There, just a short distance away, the 2,850-passenger Celebrity Equinox was headed straight toward them.

"No! Stop!" his wife Yasmine yelled at the cruise ship. "Too close! Get out!"
Bill Todhunter, a former U.S. Olympics women's curling coach, has lived in the area since 2010 and is used to seeing ships sail past the couple's home hundreds of times a week. "It's one of our favorite parts of the day, to go out and wave at the cruise ships," he says.

But this time, Todhunter says, the Equinox wasn't taking the usual route used by cruise ship captains and harbor pilots. As the ship continued floating menacingly toward them, he and his wife shooed their dogs away from the water.

"We didn't know how hard it was going to hit," Todhunter says.

Thankfully, that didn't happen. Celebrity Cruises spokesman Owen Torres tells New Times the ship docked safely.

"As Equinox departed on Friday, March 3, she was in her assigned channel at all times under the guidance of specialized local port pilots," Torres said in a statement. "The ship operated safely and did not put guests or crew at risk. We can also confirm the ship did not touch bottom."
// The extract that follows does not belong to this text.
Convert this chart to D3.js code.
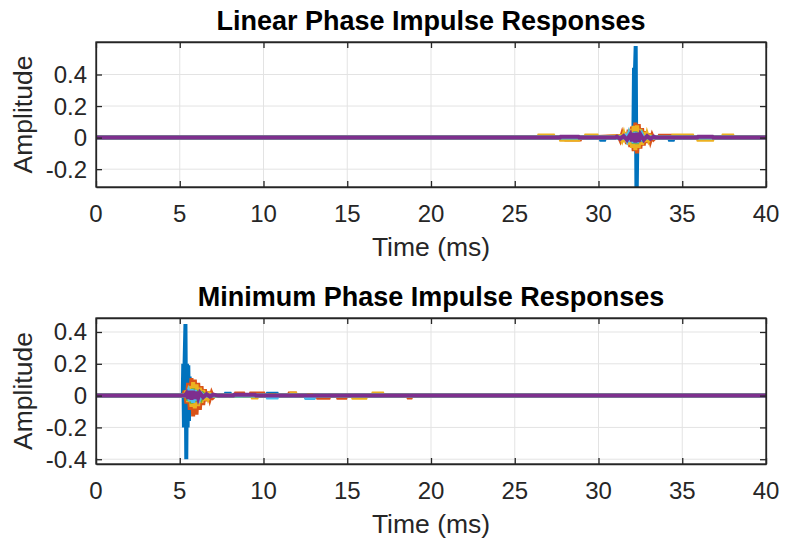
<!DOCTYPE html>
<html>
<head>
<meta charset="utf-8">
<script src="https://cdn.jsdelivr.net/npm/d3@7"></script>
<style>
  body { margin: 0; background: #fff; }
  svg { font-family: "Liberation Sans", Arial, Helvetica, sans-serif; }
  .grid line { stroke: #e3e3e3; stroke-width: 1; }
  .tick-label { fill: #262626; font-size: 24px; }
  .axis-label { fill: #262626; font-size: 26.5px; }
  .title { fill: #000; font-size: 27px; font-weight: bold; }
</style>
</head>
<body>
<svg id="chart" width="785" height="546"></svg>
<script>
// tick values
const timeTicks = [0, 5, 10, 15, 20, 25, 30, 35, 40]
const ampTicksLinear = [-0.2, 0, 0.2, 0.4]
const ampTicksMinimum = [-0.4, -0.2, 0, 0.2, 0.4]

// linear phase impulse responses, [time ms, amplitude] (nonzero parts only)
const linBlue = [[30.1,0],[30.15,-0.014],[30.35,-0.014],[30.4,0],[32.08,0],[32.12,0.43],[32.18,0.43],[32.22,0.58],[32.27,-0.45],[32.32,0],
  [34.2,0],[34.25,-0.014],[34.45,-0.014],[34.5,0]]
const linOrange = [[28.0,0],[28.05,-0.012],[28.9,-0.012],[28.95,0],
  [31.2,0.01],[31.3,-0.015],[31.4,0.02],[31.5,-0.025],[31.6,0.034],[31.7,-0.04],[31.8,0.05],[31.9,-0.06],[32.0,0.07],[32.1,-0.085],
  [32.2,0.095],[32.3,-0.1],[32.4,0.085],[32.5,-0.07],[32.6,0.06],[32.7,-0.05],[32.8,0.04],[32.9,-0.034],[33.0,0.026],[33.1,-0.02],
  [33.2,0.015],[33.3,-0.01],[33.4,0],[33.6,0],[33.65,0.012],[34.3,0.012],[34.35,0]]
const linYellow = [[26.4,0],[26.45,0.013],[27.3,0.013],[27.35,0],[27.7,0],[27.75,-0.013],[28.8,-0.013],[28.85,0],
  [29.2,0],[29.25,0.013],[29.9,0.013],[29.95,0],
  [31.3,0.01],[31.4,-0.015],[31.5,0.02],[31.6,-0.028],[31.7,0.035],[31.8,-0.045],[31.9,0.055],[32.0,-0.065],[32.1,0.075],
  [32.2,-0.08],[32.3,0.078],[32.4,-0.065],[32.5,0.055],[32.6,-0.045],[32.7,0.035],[32.8,-0.026],[32.9,0.02],[33.0,-0.014],
  [33.1,0.01],[33.2,0],[34.4,0],[34.45,0.013],[35.6,0.013],[35.65,0],[35.9,0],[35.95,-0.013],[36.8,-0.013],[36.85,0],
  [37.4,0],[37.45,0.013],[38.0,0.013],[38.05,0]]
const linGreen = [[31.6,0],[31.7,-0.01],[31.8,0.015],[31.9,-0.022],[32.0,0.03],[32.1,-0.038],[32.2,0.04],[32.3,-0.04],
  [32.4,0.032],[32.5,-0.024],[32.6,0.016],[32.7,-0.01],[32.8,0]]
const linCyan = [[31.5,0],[31.6,0.01],[31.7,-0.015],[31.8,0.02],[31.9,-0.026],[32.0,0.03],[32.1,-0.034],[32.2,0.036],
  [32.3,-0.034],[32.4,0.028],[32.5,-0.022],[32.6,0.016],[32.7,-0.01],[32.8,0]]
const linPurple = [[27.7,0],[27.75,0.006],[28.8,0.006],[28.85,0],[31.0,0],[31.1,0.006],[31.3,-0.008],[31.5,0.01],[31.7,-0.014],
  [31.9,0.02],[32.0,-0.024],[32.1,0.028],[32.2,-0.03],[32.3,0.03],[32.4,-0.026],[32.5,0.02],[32.7,-0.014],[32.9,0.01],
  [33.1,-0.008],[33.3,0.006],[33.4,0],[35.9,0],[35.95,0.006],[36.8,0.006],[36.85,0]]

// minimum phase impulse responses
const minBlue = [[5.18,0],[5.21,0.2],[5.25,-0.2],[5.29,0.21],[5.34,0.45],[5.39,-0.4],[5.43,0.2],[5.47,-0.2],[5.51,0.19],
  [5.55,-0.16],[5.59,0.12],[5.63,-0.09],[5.7,0.05],[5.8,-0.03],[5.9,0.012],[6.0,0],[7.7,0],[7.75,0.012],[8.0,0.012],[8.05,0],
  [10.2,0],[10.25,0.012],[10.8,0.012],[10.85,0],[12.5,0],[12.55,-0.013],[13.0,-0.013],[13.05,0]]
const minOrange = [[5.2,0],[5.3,0.03],[5.4,-0.05],[5.5,0.08],[5.6,-0.09],[5.7,0.11],[5.8,-0.13],[5.9,0.1],[6.0,-0.12],[6.1,0.08],
  [6.2,-0.09],[6.3,0.06],[6.4,-0.06],[6.5,0.04],[6.6,-0.035],[6.7,0.025],[6.8,-0.02],[6.9,0.015],[7.0,-0.01],[7.1,0],
  [8.3,0],[8.35,0.013],[8.8,0.013],[8.85,0],[9.2,0],[9.25,0.013],[10.0,0.013],[10.05,0],[11.5,0],[11.55,0.014],[11.9,0.014],[11.95,0],
  [13.2,0],[13.25,-0.013],[13.9,-0.013],[13.95,0],[14.4,0],[14.45,-0.013],[14.9,-0.013],[14.95,0],[18.6,0],[18.65,-0.012],[18.8,-0.012],[18.85,0]]
const minYellow = [[5.3,0],[5.4,0.03],[5.5,-0.04],[5.6,0.06],[5.7,-0.07],[5.8,0.085],[5.9,-0.08],[6.0,0.07],[6.1,-0.065],
  [6.2,0.05],[6.3,-0.045],[6.4,0.035],[6.5,-0.03],[6.6,0.02],[6.7,-0.015],[6.8,0.01],[6.9,0],[9.3,0],[9.35,-0.012],[9.6,-0.012],[9.65,0],
  [11.6,0],[11.65,0.013],[11.9,0.013],[11.95,0],[15.3,0],[15.35,-0.013],[16.1,-0.013],[16.15,0],[16.5,0],[16.55,0.013],[17.1,0.013],[17.15,0]]
const minGreen = [[5.4,0],[5.5,-0.03],[5.6,0.04],[5.7,-0.05],[5.8,0.045],[5.9,-0.04],[6.0,0.035],[6.1,-0.03],[6.2,0.02],
  [6.3,-0.015],[6.4,0.01],[6.5,0]]
const minCyan = [[5.4,0],[5.5,0.025],[5.6,-0.035],[5.7,0.04],[5.8,-0.045],[5.9,0.035],[6.0,-0.03],[6.1,0.02],[6.2,-0.015],
  [6.3,0.01],[6.4,0],[10.2,0],[10.25,-0.012],[10.8,-0.012],[10.85,0],[12.5,0],[12.55,-0.013],[13.0,-0.013],[13.05,0]]
const minPurple = [[5.3,0],[5.4,0.015],[5.5,-0.02],[5.6,0.03],[5.7,-0.025],[5.8,0.03],[5.9,-0.02],[6.0,0.025],[6.1,-0.015],
  [6.2,0.018],[6.4,-0.01],[6.6,0.01],[6.8,-0.006],[7.0,0.006],[7.3,0],[8.2,0],[8.25,0.005],[9.5,0.005],[9.55,0]]

const seriesColors = ['#0072BD', '#D95319', '#EDB120', '#77AC30', '#4DBEEE', '#7E2F8E']

const panels = [
  { title: 'Linear Phase Impulse Responses', top: 42, height: 145, yDomain: [-0.313, 0.606], yTicks: ampTicksLinear,
    series: [linBlue, linOrange, linYellow, linGreen, linCyan, linPurple] },
  { title: 'Minimum Phase Impulse Responses', top: 318, height: 146, yDomain: [-0.43, 0.488], yTicks: ampTicksMinimum,
    series: [minBlue, minOrange, minYellow, minGreen, minCyan, minPurple] }
]

const svg = d3.select('#chart')
const left = 96, width = 670, tickLen = 6

panels.forEach((p, idx) => {
  const x = d3.scaleLinear().domain([0, 40]).range([left, left + width])
  const y = d3.scaleLinear().domain(p.yDomain).range([p.top + p.height, p.top])
  const g = svg.append('g')

  // grid
  const grid = g.append('g').attr('class', 'grid')
  grid.selectAll('.gx').data(timeTicks.slice(1, -1)).join('line')
    .attr('x1', d => x(d)).attr('x2', d => x(d)).attr('y1', p.top).attr('y2', p.top + p.height)
  grid.selectAll('.gy').data(p.yTicks).join('line')
    .attr('x1', left).attr('x2', left + width).attr('y1', d => y(d)).attr('y2', d => y(d))

  // lines
  const clipId = 'clip' + idx
  svg.append('clipPath').attr('id', clipId).append('rect')
    .attr('x', left).attr('y', p.top).attr('width', width).attr('height', p.height)
  const line = d3.line().x(d => x(d[0])).y(d => y(d[1]))
  g.append('g').attr('clip-path', `url(#${clipId})`)
    .selectAll('path').data(p.series).join('path')
    .attr('d', d => line([[0, 0], ...d, [40, 0]]))
    .attr('fill', 'none')
    .attr('stroke', (d, i) => seriesColors[i])
    .attr('stroke-width', 4)
    .attr('stroke-linejoin', 'miter')

  // axes (inward ticks on all four sides)
  const bottomAxis = d3.axisBottom(x).tickValues(timeTicks).tickSizeInner(-tickLen).tickSizeOuter(0).tickFormat('')
  const topAxis = d3.axisTop(x).tickValues(timeTicks).tickSizeInner(-tickLen).tickSizeOuter(0).tickFormat('')
  const leftAxis = d3.axisLeft(y).tickValues(p.yTicks).tickSizeInner(-tickLen).tickSizeOuter(0).tickFormat('')
  const rightAxis = d3.axisRight(y).tickValues(p.yTicks).tickSizeInner(-tickLen).tickSizeOuter(0).tickFormat('')
  const axes = [
    g.append('g').attr('transform', `translate(0,${p.top + p.height})`).call(bottomAxis),
    g.append('g').attr('transform', `translate(0,${p.top})`).call(topAxis),
    g.append('g').attr('transform', `translate(${left},0)`).call(leftAxis),
    g.append('g').attr('transform', `translate(${left + width},0)`).call(rightAxis)
  ]
  axes.forEach(a => {
    a.selectAll('path, line').attr('stroke', '#262626').attr('stroke-width', 1.3)
    a.selectAll('text').remove()
  })
  g.append('rect').attr('x', left).attr('y', p.top).attr('width', width).attr('height', p.height)
    .attr('fill', 'none').attr('stroke', '#262626').attr('stroke-width', 1.3)

  // tick labels
  g.selectAll('.xl').data(timeTicks).join('text').attr('class', 'tick-label')
    .attr('x', d => x(d)).attr('y', p.top + p.height + 35).attr('text-anchor', 'middle').text(d => d)
  g.selectAll('.yl').data(p.yTicks).join('text').attr('class', 'tick-label')
    .attr('x', left - 9).attr('y', d => y(d) + 8.5).attr('text-anchor', 'end').text(d => d)

  // labels
  g.append('text').attr('class', 'axis-label').attr('x', left + width / 2).attr('y', p.top + p.height + 69)
    .attr('text-anchor', 'middle').text('Time (ms)')
  g.append('text').attr('class', 'axis-label').attr('text-anchor', 'middle')
    .attr('transform', `translate(32,${p.top + p.height / 2}) rotate(-90)`).text('Amplitude')
  g.append('text').attr('class', 'title').attr('x', left + width / 2).attr('y', p.top - 12)
    .attr('text-anchor', 'middle').text(p.title)
})
</script>
</body>
</html>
Though it's unclear exactly what happened, news reports indicate the ship wasn't able to come into the port or dock at its regular spot because a tanker truck had spilled 8,000 gallons of fuel at Port Everglades. Todhunter says the cruise line, which is owned by Royal Caribbean, has yet to respond to his emails, although the company shared the same statement on his Facebook post:
According to Port Everglades personnel, the cruise ships are controlled by harbor pilots from the Port Everglades Pilots Association, not the cruise lines' captains, when entering or exiting the port. The association did not respond to a New Times email requesting an explanation Tuesday.